City Risk Manager Lance Murray confirmed the plan on Wednesday, saying the possibility of a lawsuit weighed heavily on city officials' minds.
"All it takes is one," he said.
Murray said the city's safety group for the past month has been discussing the issue and had initially settled on a recommendation that city workers avoid cell-phone use while driving.
But on Wednesday, he said, the city's top managers decided banning cell-phone use needed to be a formal policy.
The push to implement such a policy comes 15 days after a Fort Collins woman struck a 9-year-old girl riding her bike home from school. Police said the woman was distracted by her cell phone when she hit Erica Forney, who died from her injuries on Thanksgiving.
Murray said other cities and states have banned all drivers from using cell phones or required them to use hands-free devices. He said it's too early to tell if the laws will reduce crashes, but he said this is a good opportunity to remind drivers of their obligations.
"When you are driving, you should be driving," Murray said. "We're trying to be proactive. At some point in time, this will become law."
Murray said the plan is not yet completely defined but would likely exempt two-way radios so police officers and road crews, for instance, could still talk to dispatchers.
He said no decisions have been made about whether the ban would apply to police officers' mobile phones and Blackberries. Police officers also have laptops in their vehicles; it's unclear whether the policy would affect their use.
Murray said the cell- phone ban is similar to the city's requirement that workers wear helmets while riding a bike on city business, such as commuting between meetings.
Other area employers have similar restrictions. Gannett, which owns the Coloradoan, for instance bars workers from using cell phones while driving.
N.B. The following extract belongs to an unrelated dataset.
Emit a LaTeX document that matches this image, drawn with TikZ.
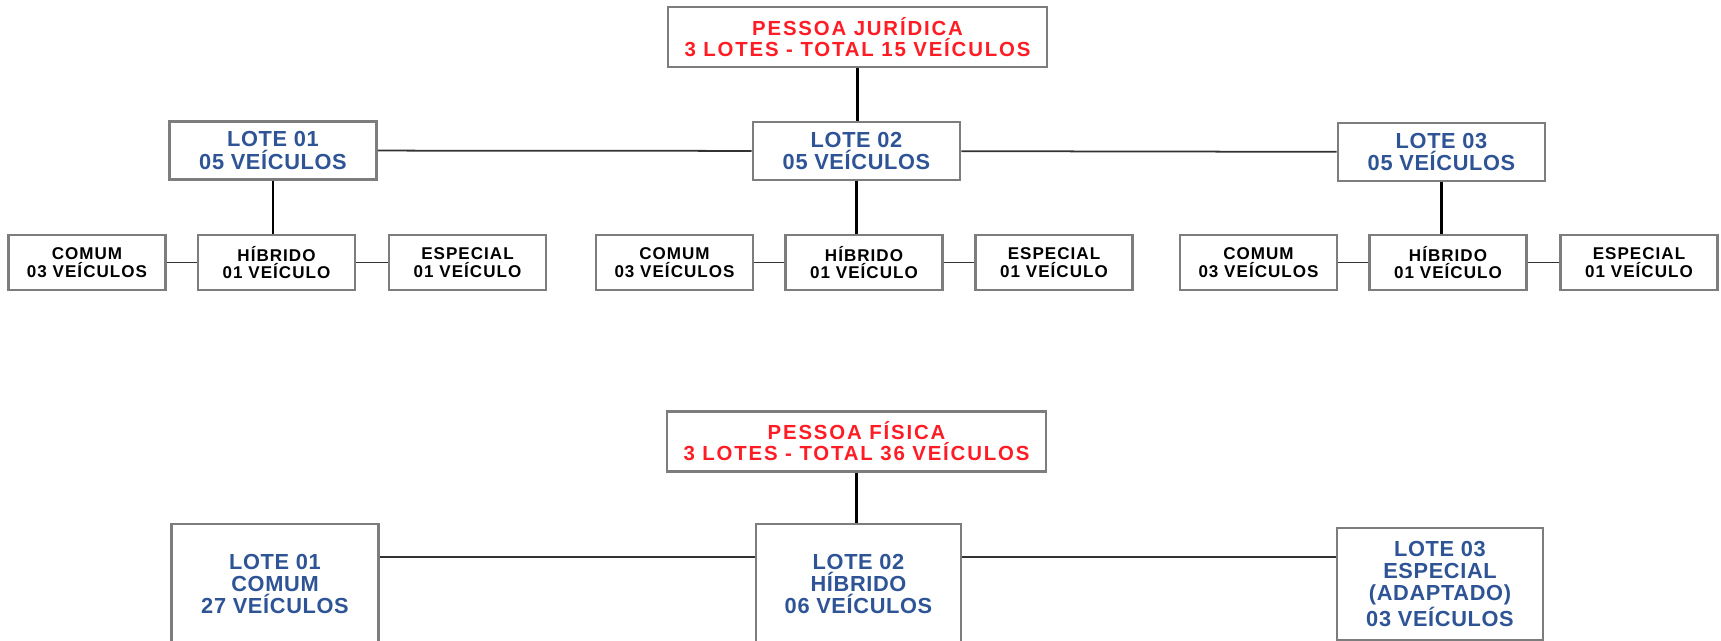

Sam Mamet, executive director of the Colorado Municipal League, said he had no easy way of telling if any other cities and towns have similar policies.
Many East Coast states restrict drivers from using cell phones. On July 1, California implemented a law requiring drivers to use a hands-free device, such as a headset while talking behind the wheel.
Forney died just days before the University of Utah released the findings of a study indicating drivers talking on a cell phone are "far more distracted" than drivers having a conversation with someone in the vehicle.
David Strayer, a professor of psychology at Utah, said the study was conducted for drivers traveling in cars at speeds ranging from 25 to 40 mph for city driving and 50 to 70 mph for highway driving.
"We found similar difficulties with vehicle control and increased crash risk in all cases," Strayer said.
Previous studies by Strayer and his colleagues have indicated that talking on a cell phone while driving is just as dangerous as driving a car with a blood alcohol content of .08, which is the legal limit for driving under the influence.
"Cell-phone conversations were every bit as distracting as someone who was drunk," Strayer said, adding that both acts made drivers four times more likely to be in an accident than those not intoxicated or on their cell phones.
Last week, State Sen. Bob Bacon, D-Fort Collins, said cell phone use while driving is approaching the level of drunken driving.
"We place a great deal of emphasis on drunk driving, and I don't believe cell phones reach quite that level of endangerment, but it may be getting close," Bacon said.
A previous study by Utah's Strayer found driving while talking on a hands-free device is just as dangerous as driving while on a handheld device.